The mausoleum is made from high fire brick. The memorial markers for Phinetta and her two husbands are set in the mausoleum and are made from marble. Both Lemeul's and David's markers are signed by the John Stroud & Company of New Orleans that was established in the 1830's.
Joseph and William Mason
Joseph and William Mason
May 12, 1833 - July 15, 1836 at three years of age
January 18, 1765 - November 14, 1836
Died only a few months after his young son.
These are the oldest marked graves in Hasley Cemetery and are marble, possibly southern marble that originally included a headstone and a footstone.
Jethro and G.C. Moore
June 1825 - July 31, 1912
Jethro Moore was Trenton’s first pharmacist. The great fire of 1873 possibly started in his drug store. He served as mayor of Trenton. Jethro was the uncle of G.C. Moore and was married to Eliza who died in 1886. Jethro Moore's monument has a concrete base and marble headstone. He is buried next to Eliza whose marker has a marble headstone, possibly Carrara Italian, with a limestone base and is marked Rosebough Sons, Saint Louis.
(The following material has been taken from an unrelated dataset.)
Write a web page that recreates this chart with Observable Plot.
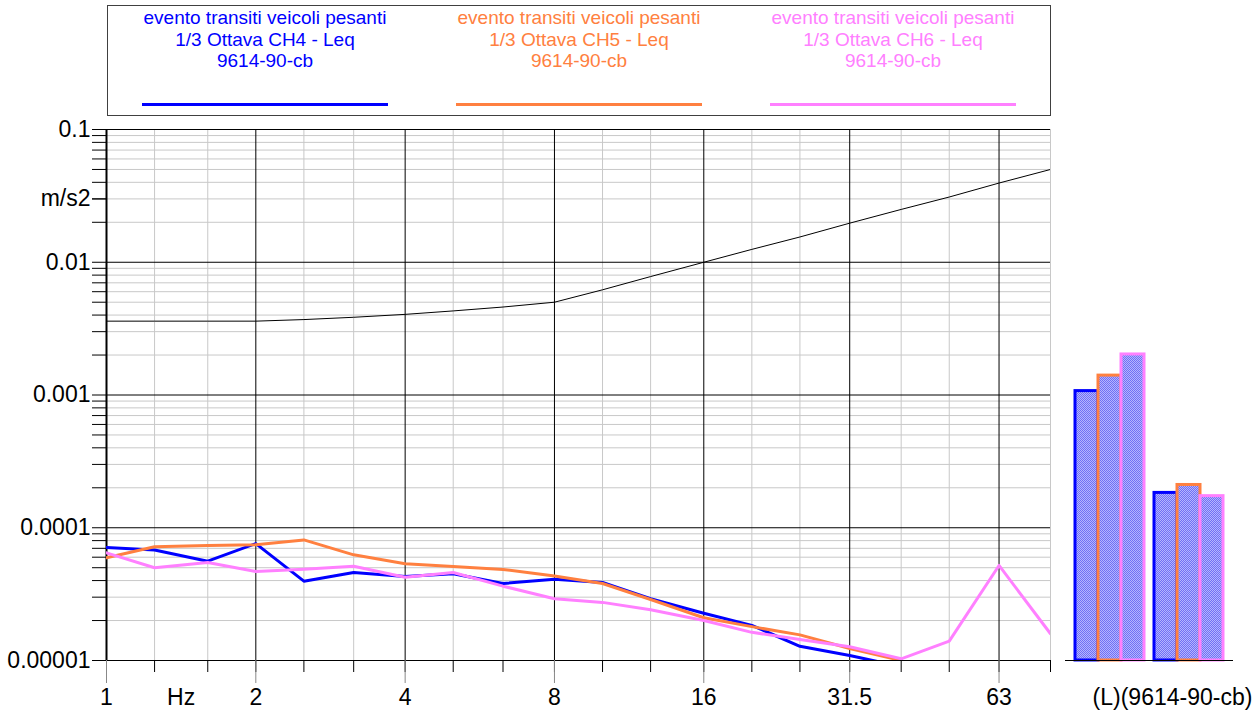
<!DOCTYPE html>
<html>
<head>
<meta charset="utf-8">
<script src="https://cdn.jsdelivr.net/npm/d3@7"></script>
<script src="https://cdn.jsdelivr.net/npm/@observablehq/plot@0.6"></script>
<style>
  body { margin: 0; background: #fff; font-family: "Liberation Sans", Arial, sans-serif; }
  #wrap { position: relative; width: 1259px; height: 713px; overflow: hidden; background: #fff; }
  #legend { position: absolute; left: 107px; top: 5px; width: 942px; height: 109px; border: 1px solid #404040; display: flex; }
  .col { flex: 1; text-align: center; font-size: 19px; line-height: 21.5px; padding-top: 1px; position: relative; }
  .col .sw { position: absolute; left: 50%; transform: translateX(-50%); width: 246px; height: 3px; top: 97px; }
  #main { position: absolute; left: 0; top: 118px; }
  #bars { position: absolute; left: 1060px; top: 118px; }
  #cap { position: absolute; left: 1086px; top: 684px; width: 173px; text-align: center; font-size: 23px; line-height: 26px; white-space: nowrap; }
</style>
</head>
<body>
<div id="wrap">
  <div id="legend"></div>
  <div id="main"></div>
  <div id="bars"></div>
  <div id="cap"></div>
</div>
<script>
// ---- data ----
const bands = [1, 1.25, 1.6, 2, 2.5, 3.15, 4, 5, 6.3, 8, 10, 12.5, 16, 20, 25, 31.5, 40, 50, 63, 80];
const octaveTicks = [1, 2, 4, 8, 16, 31.5, 63];
const octaveLabels = ["1", "2", "4", "8", "16", "31.5", "63"];
const yDecades = [0.1, 0.01, 0.001, 0.0001, 0.00001];
const yDecadeLabels = ["0.1", "0.01", "0.001", "0.0001", "0.00001"];
const yUnit = "m/s2";
const yUnitAt = 0.03;
const xUnit = "Hz";

const channels = ["CH4", "CH5", "CH6"];
const channelColors = ["#0000ff", "#ff8040", "#ff80ff"];
const legendLines = ["evento transiti veicoli pesanti", "1/3 Ottava {ch} - Leq", "9614-90-cb"];

const ch4 = [7.1e-5, 6.8e-5, 5.6e-5, 7.6e-5, 3.96e-5, 4.6e-5, 4.3e-5, 4.5e-5, 3.8e-5, 4.1e-5, 3.87e-5, 2.92e-5, 2.27e-5, 1.84e-5, 1.28e-5, 1.09e-5, 9.0e-6];
const ch5 = [5.94e-5, 7.2e-5, 7.35e-5, 7.45e-5, 8.1e-5, 6.25e-5, 5.35e-5, 5.1e-5, 4.85e-5, 4.33e-5, 3.8e-5, 2.88e-5, 2.1e-5, 1.8e-5, 1.56e-5, 1.23e-5, 1.0e-5, 6.0e-6];
const ch6 = [6.47e-5, 5.0e-5, 5.47e-5, 4.68e-5, 4.87e-5, 5.13e-5, 4.24e-5, 4.6e-5, 3.63e-5, 2.92e-5, 2.74e-5, 2.41e-5, 2.0e-5, 1.63e-5, 1.44e-5, 1.27e-5, 1.03e-5, 1.40e-5, 5.2e-5, 1.59e-5];
const limitCurve = [3.6e-3, 3.6e-3, 3.6e-3, 3.6e-3, 3.7e-3, 3.85e-3, 4.05e-3, 4.3e-3, 4.6e-3, 5.0e-3, 6.2e-3, 7.8e-3, 1.0e-2, 1.25e-2, 1.55e-2, 1.97e-2, 2.5e-2, 3.1e-2, 3.95e-2, 5.0e-2];

const barGroups = ["Lin", "L"];
const barCH4 = [1.07e-3, 1.83e-4];
const barCH5 = [1.40e-3, 2.1e-4];
const barCH6 = [2.02e-3, 1.73e-4];
const barCaption = "(L)(9614-90-cb)";

// ---- derived tables ----
const yMin = 1e-5, yMax = 0.1;
const yMinor = [];
for (const d of [0.01, 0.001, 0.0001, 0.00001]) for (let k = 2; k <= 9; k++) yMinor.push(+(d * k).toPrecision(3));
const minorBands = bands.filter(b => !octaveTicks.includes(b));
const octaveLabelMap = new Map(octaveTicks.map((t, i) => [t, octaveLabels[i]]));
const yLabelMap = new Map(yDecades.map((t, i) => [t, yDecadeLabels[i]]));

const series = [ch4, ch5, ch6];
const lineRows = series.flatMap((arr, s) => arr.map((v, i) => ({ f: bands[i], v, ch: channels[s] })));
const limitRows = limitCurve.map((v, i) => ({ f: bands[i], v }));
const barSeries = [barCH4, barCH5, barCH6];
const barRows = barGroups.flatMap((g, gi) => channels.map((c, ci) => ({ g, ch: c, v: barSeries[ci][gi] })));

// ---- legend ----
const legend = document.getElementById("legend");
channels.forEach((c, i) => {
  const col = document.createElement("div");
  col.className = "col";
  col.style.color = channelColors[i];
  col.innerHTML = legendLines.map(l => `<div>${l.replace("{ch}", c)}</div>`).join("");
  const sw = document.createElement("div");
  sw.className = "sw";
  sw.style.background = channelColors[i];
  col.appendChild(sw);
  legend.appendChild(col);
});

// ---- main chart ----
const W = 1060, H = 595, MT = 11, MB = 53, ML = 106, MR = 10;
const frameH = H - MT - MB;
const font = { fontFamily: "'Liberation Sans', Arial, sans-serif", background: "#fff", color: "#000", overflow: "visible" };
const main = Plot.plot({
  width: W, height: H,
  marginTop: MT, marginBottom: MB, marginLeft: ML, marginRight: MR,
  style: font,
  x: { type: "log", domain: [1, 80], label: null },
  y: { type: "log", domain: [yMin, yMax], label: null },
  color: { domain: channels, range: channelColors },
  marks: [
    Plot.gridY(yMinor, { stroke: "#c8c8c8", strokeOpacity: 1 }),
    Plot.gridX(minorBands, { stroke: "#c8c8c8", strokeOpacity: 1 }),
    Plot.gridY(yDecades, { stroke: "#000", strokeOpacity: 1 }),
    Plot.gridX(octaveTicks, { stroke: "#000", strokeOpacity: 1 }),
    Plot.ruleX([bands[0]], { stroke: "#000", strokeWidth: 2 }),
    Plot.axisY(yMinor, { tickSize: 14, tickFormat: () => "", stroke: "#000" }),
    Plot.axisY(yDecades, { tickSize: 14, tickPadding: 2, fontSize: 23, tickFormat: d => yLabelMap.get(d) }),
    Plot.axisY([yUnitAt], { tickSize: 14, tickPadding: 2, fontSize: 23, tickFormat: () => yUnit }),
    Plot.axisX(bands, { tickSize: 12, tickFormat: () => "", stroke: "#000" }),
    // long grey octave ticks below the frame
    Plot.ruleX(octaveTicks, { x: d => d, stroke: "#888", insetTop: frameH, insetBottom: -23 }),
    Plot.text(octaveTicks, { x: d => d, text: d => octaveLabelMap.get(d), frameAnchor: "bottom", lineAnchor: "top", dy: 28, fontSize: 23 }),
    Plot.text([xUnit], { x: () => Math.SQRT2, text: d => d, frameAnchor: "bottom", lineAnchor: "top", dy: 28, fontSize: 23 }),
    Plot.line(limitRows, { x: "f", y: "v", stroke: "#000", strokeWidth: 1, clip: true }),
    Plot.line(lineRows, { x: "f", y: "v", z: "ch", stroke: "ch", strokeWidth: 3, clip: true })
  ]
});
document.getElementById("main").appendChild(main);

// ---- bar panel ----
const bars = Plot.plot({
  width: 199, height: 562,
  marginTop: 11, marginBottom: 20, marginLeft: 15, marginRight: 35,
  style: font,
  y: { type: "log", domain: [yMin, yMax], axis: null, label: null },
  x: { domain: channels, padding: 0, axis: null, label: null },
  fx: { domain: barGroups, padding: 0.126, axis: null, label: null },
  color: { domain: channels, range: channelColors },
  marks: [
    Plot.barY(barRows, { fx: "g", x: "ch", y1: yMin, y2: "v", fill: "url(#chk)", stroke: "ch", strokeWidth: 3 }),
    Plot.ruleY([yMin], { stroke: "#000", strokeWidth: 1, insetLeft: -10, insetRight: -10 })
  ]
});
const ns = "http://www.w3.org/2000/svg";
const defs = document.createElementNS(ns, "defs");
defs.innerHTML = `<pattern id="chk" width="2" height="2" patternUnits="userSpaceOnUse">
  <rect width="2" height="2" fill="#b4b4ff"/>
  <rect width="1" height="1" fill="#7070f4"/>
  <rect x="1" y="1" width="1" height="1" fill="#7070f4"/>
</pattern>`;
bars.insertBefore(defs, bars.firstChild);
document.getElementById("bars").appendChild(bars);
document.getElementById("cap").textContent = barCaption;
</script>
</body>
</html>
It is engraved with clasped hands of a male and female symbolizing their love.
Godwin Cotton Moore
July 13, 1859 - October 6, 1935
G. C. Moore was a West Monroe businessman whose first job was that of a ferry operator from the head of Natchitoches Street across the Ouachita River. He also owned numerous saloons. The Corner Saloon building still stands on Trenton Street. G. C. Moore's monument is granite with litho chrome painted and engraved letters. It is probably not the original monument.
Julia Caroline Wossman
August 4, 1879 - February 24, 1963
Wossman began teaching in the Monroe City School system in 1898 and was principal of Barkdull Faulk school from 1921 until her retirement in 1949. She was active in several community organizations including the Red Cross, Monroe Recreation board, Business Professional Women’s Club, the Ouachita Tuberculosis and Public Health Association and the Ouachita Parish Detention Home. In 1965, Wossman High School was named after the late Julia Wossman.
Wossman's marker is an original marble monument.